By this date, almost half a century from its foundation, the most illustrious phase of the Academy’s long life had already drawn to a close. Cesi’s intense activity as both leader and founder was brusquely interrupted by his death in 1630 at the age of just 45. With Cesi’s premature death, his much-loved Academy was disbanded and became inactive, notwithstanding the generous contributions of Stelluti and Cassiano dal Pozzo who attempted to rescue the priceless patrimony of ideas and materials against this adverse fate.
For more than two centuries, many attempted to renew its prominent name and the memory of this illustrious Roman company of scholars; most important of all, was in the 1800s by the Abbot Scarpellini, with his new Academy called the “Nuovi Lincei” which focused on the study of physics and mathematics.
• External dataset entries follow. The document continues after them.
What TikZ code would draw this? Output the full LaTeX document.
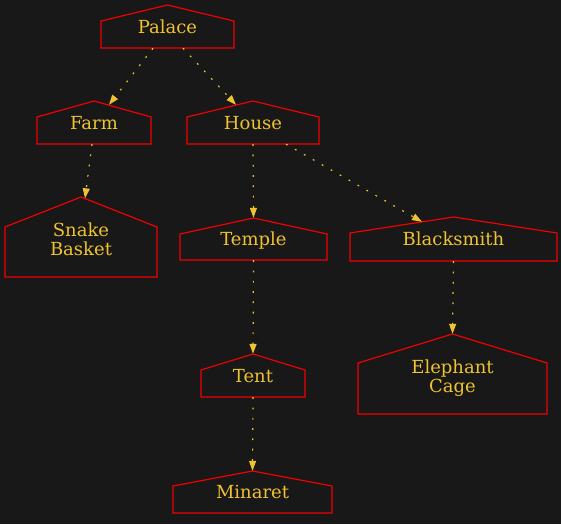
\documentclass[tikz,border=0pt]{standalone}
\usepackage{fontspec}
\setmainfont{DejaVu Serif}
\usetikzlibrary{arrows.meta}
\definecolor{bgc}{RGB}{24,24,24}
\definecolor{brd}{RGB}{240,0,0}
\definecolor{gold}{RGB}{238,194,48}
\tikzset{
  houseline/.style={draw=brd, line width=1.2pt, line join=miter},
  housebox/.style={draw=none, inner sep=0pt, text=gold,
    font=\fontsize{18pt}{19.3pt}\selectfont, text height=13.5pt, text depth=0pt},
  twoline/.style={text height=13.5pt, text depth=15.5pt},
  edge/.style={draw=gold, line width=1.2pt, dash pattern=on 1.8pt off 8.5pt,
    -{Triangle[length=10pt,width=7pt]}},
}
\newcommand{\twolines}[2]{\vtop{\baselineskip=19.3pt\lineskiplimit=-20pt\halign{\hfil##\hfil\cr#1\cr#2\cr}}}
% [style] name, cx, top, eave, bottom, halfwidth, text
\newcommand{\housenode}[8][]{%
  \draw[houseline] ({#3-#7},#6) -- ({#3-#7},#5) -- (#3,#4) -- ({#3+#7},#5) -- ({#3+#7},#6) -- cycle;
  \node[housebox, #1, minimum width={2*#7*1pt}, minimum height={(#6-#4)*1pt}] (#2) at (#3,{(#4+#6)/2}) {#8};
}
\begin{document}
\begin{tikzpicture}[x=1pt,y=-1pt]
\fill[bgc] (0,0) rectangle (561,524);
\useasboundingbox (0,0) rectangle (561,524);
\housenode{palace}{167.5}{5}{21}{48}{66.5}{Palace}
\housenode{farm}{94}{101}{117}{144}{57}{Farm}
\housenode{house}{253}{101}{117}{144}{66}{House}
\housenode[twoline]{snake}{81}{197}{227}{277}{76}{\twolines{Snake}{Basket}}
\housenode{temple}{253.5}{218}{234}{260}{73.5}{Temple}
\housenode{blacksmith}{453.5}{217}{233}{261}{103.5}{Blacksmith}
\housenode{tent}{253}{354}{370}{397}{52}{Tent}
\housenode[twoline]{elephant}{452.5}{334}{363}{414}{94.5}{\twolines{Elephant}{Cage}}
\housenode{minaret}{252.5}{471}{486}{513}{79.5}{Minaret}

\draw[edge] ([xshift=-14.5pt]palace.south) -- ([xshift=15pt,yshift=-4pt]farm.north);
\draw[edge] ([xshift=15.5pt]palace.south) -- ([xshift=-17pt,yshift=-4pt]house.north);
\draw[edge] ([xshift=-2pt]farm.south) -- ([xshift=4pt,yshift=-1.5pt]snake.north);
\draw[edge] (house.south) -- (temple.north);
\draw[edge] ([xshift=33pt]house.south) -- ([xshift=-31.5pt,yshift=-5pt]blacksmith.north);
\draw[edge] (temple.south) -- (tent.north);
\draw[edge] (blacksmith.south) -- (elephant.north);
\draw[edge] (tent.south) -- (minaret.north);
\end{tikzpicture}
\end{document}
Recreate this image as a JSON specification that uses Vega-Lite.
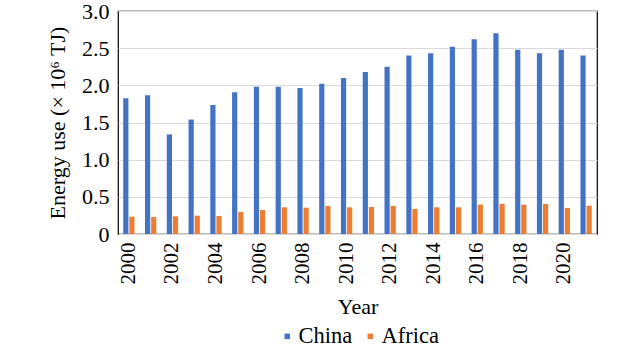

It was only through the decisive efforts of Pope Pius IX who, in 1847 re-established a link to the Lincei founded by Cesi in the 1600s with the creation of the "Pontificia Accademia dei Nuovi Lincei".
The ultimate and definitive restitution was in 1870 through the efforts of Quintino Sella, a statesman and scientist from Piedmont. He affirmed a laic approach to science as the ideal and primary value to be cultivate in the Capital of the new Kingdom of Italy, and in 1874 gave light to the glorious institution which was to bear in its new name, and naturally qualified as "national" and "royal".
In that vibrant and decisive century in the history of Italy, Sella’s new Academy was generally considered as the heir to the Cesian tradition.
Sella's broad and far-sighted vision was to expand the scientific horizons of the Academy from the physical, mathematical and natural sciences—to which the Academy was dedicated in the 1600s—to also include the "moral" or humanistic sciences (history, philology, archaeology, philosophy, economics and law). Its first statutes emanated in 1875, to be followed by others, defined the new composition of its members.
Through Sella’s restoration efforts, the Accademia Nazionale dei Lincei is now made up of two classes, one for the physical sciences and the other for the moral sciences or humanities. Its current statutes foresee a maximum of 90 Italian members for each class and the same number of foreign members and corresponding members who are co-opted annually. Under this new composition which leaves the initial organisation more or less untouched, the Academy has continued its work for over a century in this new reincarnation representing one of the most antique and prestigious heritages of European and international scientific research. Illustrious members from Righi and Pacinotti to Fermi, Pasteur to Röntgen and Einstein, from Mommsen and Wilamowitz to Comparetti, Croce and Gentile, all Olympians of scientific research of their time, have filled its annals and the halls of the prestigious Roman Palazzo Corsini alla Lungara, built in the 1700s, which thanks to the efforts of Sella was assigned by the then Kingdom of Italy as the official seat of the Academy. But during the 1900s, the events of that same nation were also to echo through the corridors of this peaceful seat of science.
The Accademia dei Lincei founded by Cesi was inspired by a spirit of free and liberal modern inquiry combined with "divine love"—in the words of its founder—with an open and inquiring rather than dogmatic approach to religion. Sella’s resurrected Academy was the lay and liberal child of the Italian Risorgimento.